Curtis Mayfield suffered an accident in August 1990, in which lighting equipment fell on him during a live performance, leaving him paralysed from the neck down. He continued to compose and record, and later released his final album, New World Order, in 1996.
Prior to his death in 1999, Mayfield was the recipient of two Grammy awards, and was a double inductee into the Rock and Roll Hall of Fame.
While deeply rooted in the blues, Kingfish wouldn’t regard himself as a blues purist, he explains. 
“I’ve always had a love/hate relationship with ‘purists’ of the genre,” he says. “And that’s simply because I jump back and forth – one day I’ll play traditional blues, the next I’m all rocked up and rocking out.

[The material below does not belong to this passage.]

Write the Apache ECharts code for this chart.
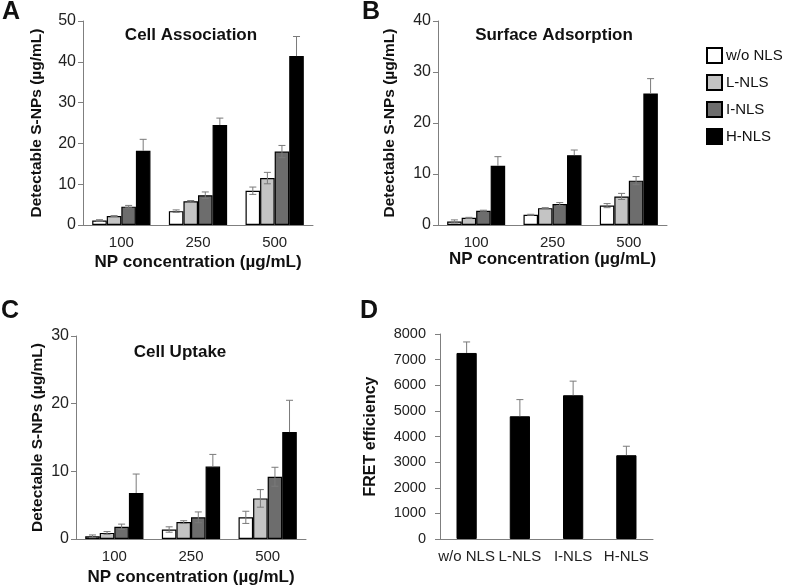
<!DOCTYPE html>
<html lang="en">
<head>
<meta charset="UTF-8">
<title>S-NPs association</title>
<script src="https://cdn.jsdelivr.net/npm/echarts@6/dist/echarts.min.js"></script>
<style>
  html, body { margin: 0; background: #fff; }
  #main { width: 785px; height: 587px; }
</style>
</head>
<body>
<div id="main"></div>
<script>
var groups = ['w/o NLS', 'L-NLS', 'I-NLS', 'H-NLS'];
var concs = ['100', '250', '500'];
var colors = ['#ffffff', '#c4c4c4', '#6d6d6d', '#000000'];

// rows = NLS group, cols = concentration 100/250/500
var assocVal = [[1.1, 3.4, 8.4], [2.2, 5.8, 11.5], [4.5, 7.3, 18.0], [18.2, 24.5, 41.4]];
var assocErr = [[0.2, 0.3, 0.9], [0.1, 0.2, 1.4], [0.3, 0.8, 1.5], [2.8, 1.7, 4.8]];
var adsVal = [[0.7, 2.0, 3.8], [1.4, 3.3, 5.6], [2.8, 4.1, 8.7], [11.6, 13.7, 25.8]];
var adsErr = [[0.3, 0.1, 0.4], [0.1, 0.1, 0.6], [0.1, 0.3, 0.8], [1.8, 1.0, 2.9]];
var uptVal = [[0.4, 1.4, 3.2], [0.9, 2.5, 6.0], [1.8, 3.2, 9.2], [6.8, 10.7, 15.8]];
var uptErr = [[0.2, 0.4, 0.9], [0.2, 0.2, 1.3], [0.4, 0.8, 1.4], [2.8, 1.8, 4.7]];
var fretVal = [7260, 4790, 5610, 3270];
var fretErr = [430, 650, 550, 350];

var FONT = '"Liberation Sans", Arial, sans-serif';
var AXIS_GRAY = '#7f7f7f';
var ERR_GRAY = '#7a7a7a';

var grids = [
  { left: 83, top: 21, width: 230, height: 204 },
  { left: 438, top: 21, width: 229, height: 204 },
  { left: 76, top: 336, width: 230, height: 203 },
  { left: 440, top: 334, width: 213, height: 205 }
];

function xAxis(idx, data, name, gap) {
  return {
    type: 'category', gridIndex: idx, data: data,
    name: name, nameLocation: 'middle', nameGap: gap,
    nameTextStyle: { fontFamily: FONT, fontSize: 17, fontWeight: 'bold', color: '#111' },
    axisLine: { lineStyle: { color: AXIS_GRAY, width: 1 } },
    axisTick: { show: false },
    axisLabel: { fontFamily: FONT, fontSize: 15, color: '#222', margin: 10, interval: 0 }
  };
}

function yAxis(idx, max, interval, name, gap, nameSize, labelSize, labelMargin) {
  return {
    type: 'value', gridIndex: idx, min: 0, max: max, interval: interval,
    name: name, nameLocation: 'middle', nameGap: gap,
    nameTextStyle: { fontFamily: FONT, fontSize: nameSize, fontWeight: 'bold', color: '#111' },
    axisLine: { show: true, lineStyle: { color: AXIS_GRAY, width: 1 } },
    axisTick: { show: true, length: 5, lineStyle: { color: AXIS_GRAY } },
    axisLabel: {
      fontFamily: FONT, fontSize: labelSize, color: '#222', margin: labelMargin,
      formatter: function (v) { return String(v); }
    },
    splitLine: { show: false }
  };
}

// error bar drawn through the axis scales
function errRender(k, nBars, gapFrac, upOnly) {
  return function (params, api) {
    var c = api.value(0), v = api.value(1), e = api.value(2);
    var band = api.size([1, 0])[0];
    var bw = band * (1 - gapFrac) / nBars;
    var x = api.coord([c, v])[0] + (k - (nBars - 1) / 2) * bw;
    var yTop = api.coord([c, v + e])[1];
    var yBot = api.coord([c, upOnly ? v : v - e])[1];
    var half = 3.5;
    var st = { stroke: ERR_GRAY, lineWidth: 1 };
    var kids = [
      { type: 'line', shape: { x1: x, y1: yTop, x2: x, y2: yBot }, style: st },
      { type: 'line', shape: { x1: x - half, y1: yTop, x2: x + half, y2: yTop }, style: st }
    ];
    if (!upOnly) {
      kids.push({ type: 'line', shape: { x1: x - half, y1: yBot, x2: x + half, y2: yBot }, style: st });
    }
    return { type: 'group', children: kids };
  };
}

var series = [];
var panels = [[assocVal, assocErr], [adsVal, adsErr], [uptVal, uptErr]];
var GAP = 0.24;
panels.forEach(function (p, pi) {
  groups.forEach(function (g, k) {
    series.push({
      type: 'bar', name: g, xAxisIndex: pi, yAxisIndex: pi,
      data: p[0][k],
      barGap: '0%', barCategoryGap: (GAP * 100) + '%',
      itemStyle: { color: colors[k], borderColor: '#000', borderWidth: 1.2 },
      emphasis: { disabled: true },
      z: 2
    });
  });
  groups.forEach(function (g, k) {
    series.push({
      type: 'custom', name: 'err' + pi + '_' + k, xAxisIndex: pi, yAxisIndex: pi,
      renderItem: errRender(k, 4, GAP, k === 3),
      data: p[0][k].map(function (v, i) { return [i, v, p[1][k][i]]; }),
      z: 5, silent: true
    });
  });
});

series.push({
  type: 'bar', name: 'FRET', xAxisIndex: 3, yAxisIndex: 3,
  data: fretVal, barCategoryGap: '62%',
  itemStyle: { color: '#000', borderColor: '#000', borderWidth: 1 },
  emphasis: { disabled: true }, z: 2
});
series.push({
  type: 'custom', name: 'fretErr', xAxisIndex: 3, yAxisIndex: 3,
  renderItem: errRender(0, 1, 0.62, true),
  data: fretVal.map(function (v, i) { return [i, v, fretErr[i]]; }),
  z: 5, silent: true
});

function label(text, x, y, size, align) {
  return {
    type: 'text', x: x, y: y,
    style: {
      text: text, fontFamily: FONT, fontSize: size, fontWeight: 'bold', fill: '#111',
      textAlign: align || 'left', textVerticalAlign: 'middle'
    }
  };
}

var option = {
  backgroundColor: '#fff',
  animation: false,
  grid: grids,
  xAxis: [
    xAxis(0, concs, 'NP concentration (µg/mL)', 29),
    xAxis(1, concs, 'NP concentration (µg/mL)', 25),
    xAxis(2, concs, 'NP concentration (µg/mL)', 30),
    xAxis(3, groups, '', 20)
  ],
  yAxis: [
    yAxis(0, 50, 10, 'Detectable S-NPs (µg/mL)', 38, 15.5, 16, 7),
    yAxis(1, 40, 10, 'Detectable S-NPs (µg/mL)', 40, 15.5, 16, 7),
    yAxis(2, 30, 10, 'Detectable S-NPs (µg/mL)', 30, 15.5, 16, 7),
    yAxis(3, 8000, 1000, 'FRET efficiency', 61, 16, 14.5, 14)
  ],
  legend: {
    data: groups, orient: 'vertical', left: 706, top: 47, padding: 0,
    itemWidth: 15, itemHeight: 15, itemGap: 10, icon: 'rect',
    selectedMode: false,
    textStyle: { fontFamily: FONT, fontSize: 15, color: '#111', padding: [0, 0, 0, -1] }
  },
  graphic: [
    label('A', 2, 12, 25),
    label('B', 362, 12, 25),
    label('C', 1, 311, 25),
    label('D', 360, 311, 25),
    label('Cell Association', 191, 35, 17, 'center'),
    label('Surface Adsorption', 554, 35, 17, 'center'),
    label('Cell Uptake', 180, 352, 17, 'center')
  ],
  series: series
};

var chart = echarts.init(document.getElementById('main'));
chart.setOption(option);
</script>
</body>
</html>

“But here’s the thing, I will play whatever the hell I want to play, how I want to play it. And not only that, I feel that it’s cool to showcase the influence of the blues as much as the language itself.”
He continues: “We all know that the blues is the roots – all these other sub-genres like soul, blues rock, rock ‘n’ roll, they’re all the branches. Ain’t nothing wrong with showing what the blues has influenced.
“I feel like the more I go out the box musically people will always be able to hear the foundation of the blues in my music because I will always have that no matter what I do. Even if I’m doing a pop record it’s going to have some blues in there somewhere because that’s where I come from.”